I know very few women who haven’t been sexually assaulted.  The statistics say it’s one out of three.  I disagree, because there are too many people who equate sexual assault with injuries and force, when in fact sex without fully informed and enthusiastic consent is sexual assault.  When I look back over my life, I understand more about what that looks like.  One training I attended presented it like this:  Consent is not the absence of “no.”  It is the presence of “yes.”



An unconscious person cannot say yes.  “Letting” someone do something you don’t want to do isn’t consent.  When in doubt, ASK… then accept the answer. 



I’m proud of the women who have come forward to identify their attackers.  Enough is enough!  Nobody deserves for any reason to be sexually assaulted and it’s time for the cowards to be called out from the shadows and held accountable.  They certainly don’t belong on the Supreme Court.

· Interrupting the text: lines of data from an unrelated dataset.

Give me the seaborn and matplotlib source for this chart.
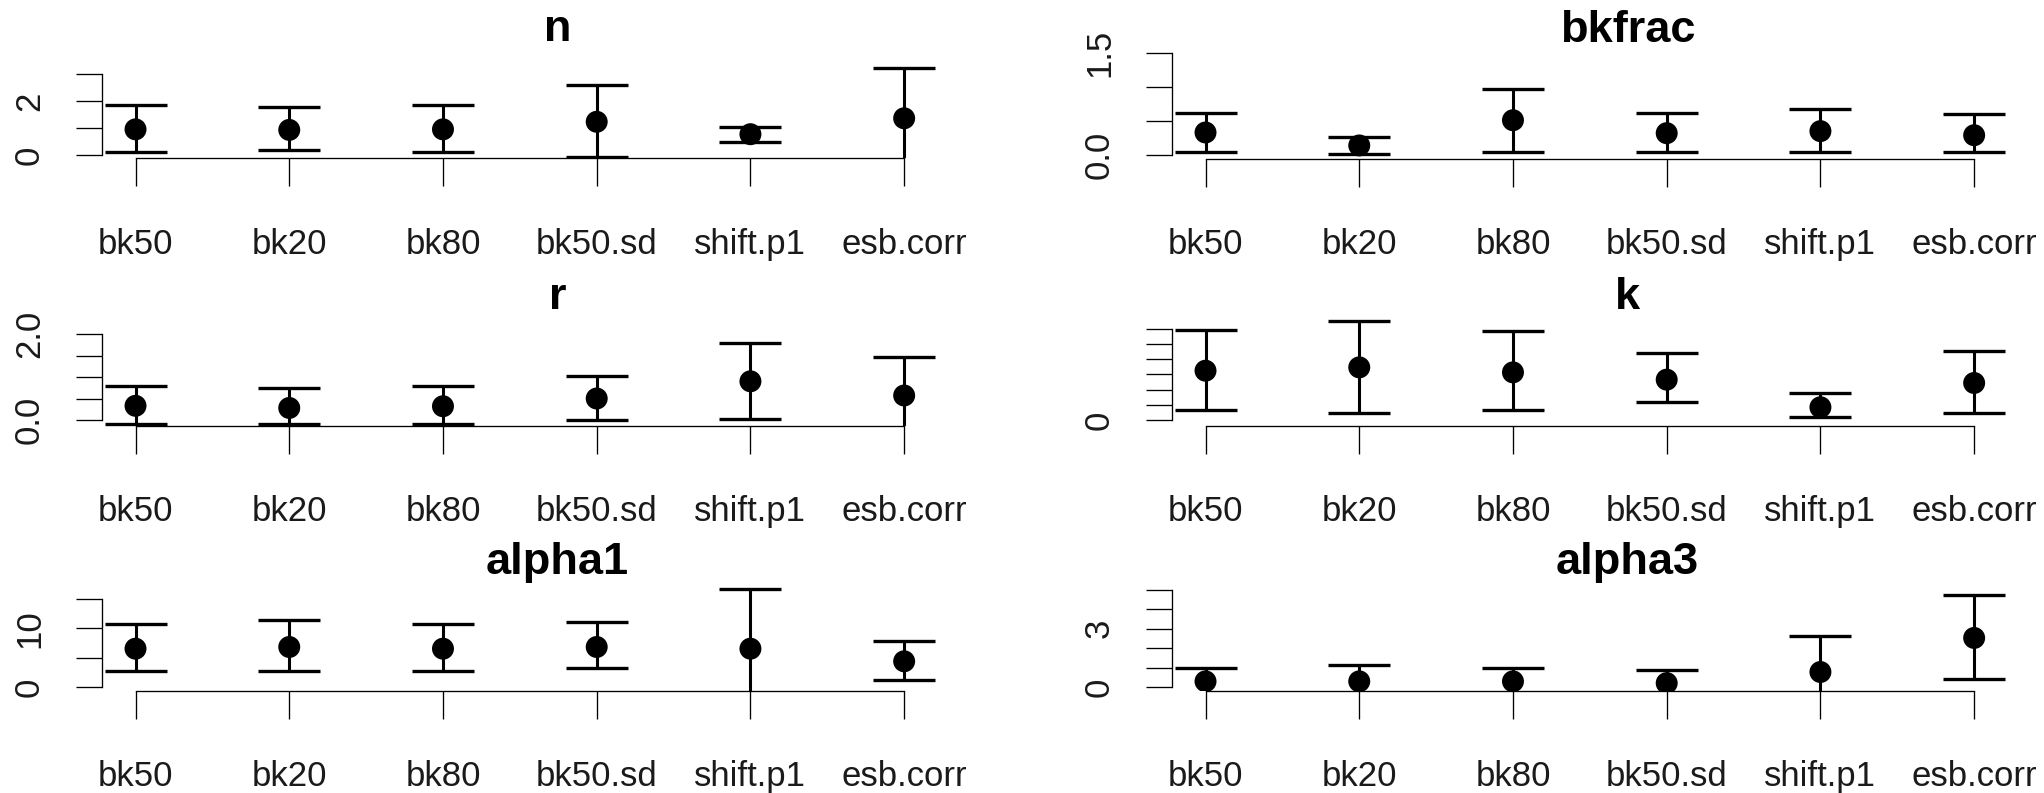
import numpy as np
import pandas as pd
import matplotlib
matplotlib.use("Agg")
import matplotlib.pyplot as plt
import seaborn as sns

# ---------------- data ----------------
categories = ["bk50", "bk20", "bk80", "bk50.sd", "shift.p1", "esb.corr"]

n_mean = [0.95, 0.93, 0.95, 1.23, 0.77, 1.36]
n_lo = [0.10, 0.19, 0.10, -0.06, 0.49, -0.49]
n_hi = [1.85, 1.79, 1.85, 2.59, 1.05, 3.21]
n_ticks = [0, 1, 2, 3]
n_ticklabels = ["0", "", "2", ""]

bkfrac_mean = [0.33, 0.14, 0.51, 0.32, 0.35, 0.29]
bkfrac_lo = [0.04, 0.015, 0.04, 0.04, 0.04, 0.04]
bkfrac_hi = [0.62, 0.26, 0.97, 0.62, 0.68, 0.60]
bkfrac_ticks = [0.0, 0.5, 1.0, 1.5]
bkfrac_ticklabels = ["0.0", "", "", "1.5"]

r_mean = [0.33, 0.28, 0.32, 0.50, 0.90, 0.57]
r_lo = [-0.09, -0.09, -0.09, 0.00, 0.03, -0.32]
r_hi = [0.78, 0.74, 0.78, 1.03, 1.79, 1.46]
r_ticks = [0.0, 0.5, 1.0, 1.5, 2.0]
r_ticklabels = ["0.0", "", "", "", "2.0"]

k_mean = [3.25, 3.47, 3.14, 2.66, 0.84, 2.44]
k_lo = [0.68, 0.44, 0.68, 1.16, 0.18, 0.44]
k_hi = [5.96, 6.55, 5.85, 4.40, 1.76, 4.53]
k_ticks = [0, 1, 2, 3, 4, 5, 6]
k_ticklabels = ["0", "", "", "", "", "", ""]

alpha1_mean = [6.53, 6.82, 6.53, 6.82, 6.53, 4.38]
alpha1_lo = [2.67, 2.67, 2.67, 3.24, -3.6, 1.14]
alpha1_hi = [10.74, 11.48, 10.74, 11.08, 16.7, 7.9]
alpha1_ticks = [0, 5, 10, 15]
alpha1_ticklabels = ["0", "", "10", ""]

alpha3_mean = [0.29, 0.29, 0.29, 0.20, 0.77, 2.52]
alpha3_lo = [-0.40, -0.53, -0.40, -0.49, -1.06, 0.43]
alpha3_hi = [0.98, 1.11, 0.98, 0.89, 2.60, 4.74]
alpha3_ticks = [0, 1, 2, 3, 4, 5]
alpha3_ticklabels = ["0", "", "", "3", "", ""]

panels = [
    ("n", n_mean, n_lo, n_hi, n_ticks, n_ticklabels),
    ("bkfrac", bkfrac_mean, bkfrac_lo, bkfrac_hi, bkfrac_ticks, bkfrac_ticklabels),
    ("r", r_mean, r_lo, r_hi, r_ticks, r_ticklabels),
    ("k", k_mean, k_lo, k_hi, k_ticks, k_ticklabels),
    ("alpha1", alpha1_mean, alpha1_lo, alpha1_hi, alpha1_ticks, alpha1_ticklabels),
    ("alpha3", alpha3_mean, alpha3_lo, alpha3_hi, alpha3_ticks, alpha3_ticklabels),
]

# ---------------- layout (pixels) ----------------
W, H = 2044, 793
REGION_W = 911.6
REGION_H = 125
# left edge, x-axis line y, pixel of value 0, pixels per unit
layout = [
    (101.7, 158.3, 155.0, 27.0),
    (1171.7, 158.5, 155.0, 68.2),
    (101.7, 425.7, 420.0, 43.0),
    (1171.7, 426.0, 420.0, 15.17),
    (101.7, 690.7, 687.0, 5.867),
    (1171.7, 690.7, 687.0, 19.47),
]

sns.set_style("white")
plt.rcParams["font.family"] = ["Liberation Sans", "DejaVu Sans"]

fig = plt.figure(figsize=(W / 100, H / 100), dpi=100)

for (title, mean, lo, hi, ticks, ticklabels), (L, B, p0, s) in zip(panels, layout):
    ax = fig.add_axes([L / W, (H - B) / H, REGION_W / W, REGION_H / H])
    ax.set_facecolor("none")
    mean = np.asarray(mean)
    lo = np.asarray(lo)
    hi = np.asarray(hi)
    pos = np.arange(len(categories))
    ax.errorbar(pos, mean, yerr=[mean - lo, hi - mean], fmt="none",
                ecolor="black", elinewidth=2.2, capsize=22, capthick=2.4, zorder=2)
    df = pd.DataFrame({"pos": pos, "mean": mean})
    sns.scatterplot(data=df, x="pos", y="mean", ax=ax, color="black", s=250,
                    edgecolor="none", linewidth=0, zorder=3, legend=False)
    ax.set_xlim(-0.22, 5.71)
    ax.set_ylim((p0 - B) / s, (p0 - (B - REGION_H)) / s)
    ax.set_xlabel("")
    ax.set_ylabel("")
    ax.set_xticks(pos)
    ax.set_xticklabels(categories)
    ax.set_yticks(ticks)
    ax.set_yticklabels(ticklabels)
    for sp in ["top", "right"]:
        ax.spines[sp].set_visible(False)
    for sp in ["left", "bottom"]:
        ax.spines[sp].set_linewidth(0.95)
        ax.spines[sp].set_color("black")
    ax.spines["bottom"].set_bounds(0, len(categories) - 1)
    ax.spines["left"].set_bounds(ticks[0], ticks[-1])
    ax.tick_params(axis="x", direction="out", length=20.4, width=0.95,
                   pad=29.5, labelsize=25, colors="black", labelcolor="#1a1a1a",
                   bottom=True)
    ax.tick_params(axis="y", direction="out", length=18.7, width=0.95,
                   pad=21.4, labelsize=25, colors="black", labelcolor="#1a1a1a",
                   left=True)
    for lab in ax.get_yticklabels():
        lab.set_rotation(90)
        lab.set_va("center")
    ax.grid(False)
    fig.text((L + REGION_W / 2) / W, (H - (B - 117)) / H, title,
             ha="center", va="baseline", fontsize=32.5, fontweight="bold",
             color="black")

fig.savefig("out.png", dpi=100)
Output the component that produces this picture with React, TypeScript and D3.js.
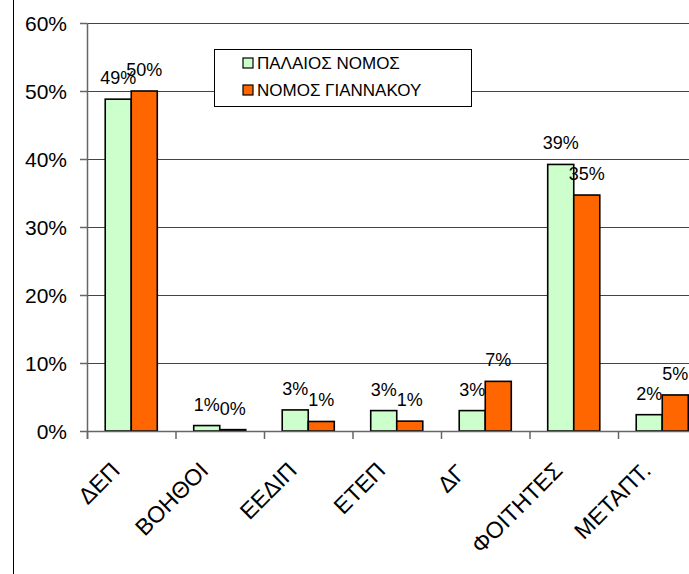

I’m proud of the parents who are raising little boys and little girls who understand that their bodies belong to only them, and what consent is.  Say what you will about millennials, but I think they are a fantastic generation and are elevating the conversation about respect and human dignity to a whole new level. 



I pray for those ones tonight who suffer.  You aren’t alone.  We go on, through suffering, and live and learn.  If this happened to you, you didn’t deserve it.  You are a part of a loving community of survivors and we believe you and we have your back.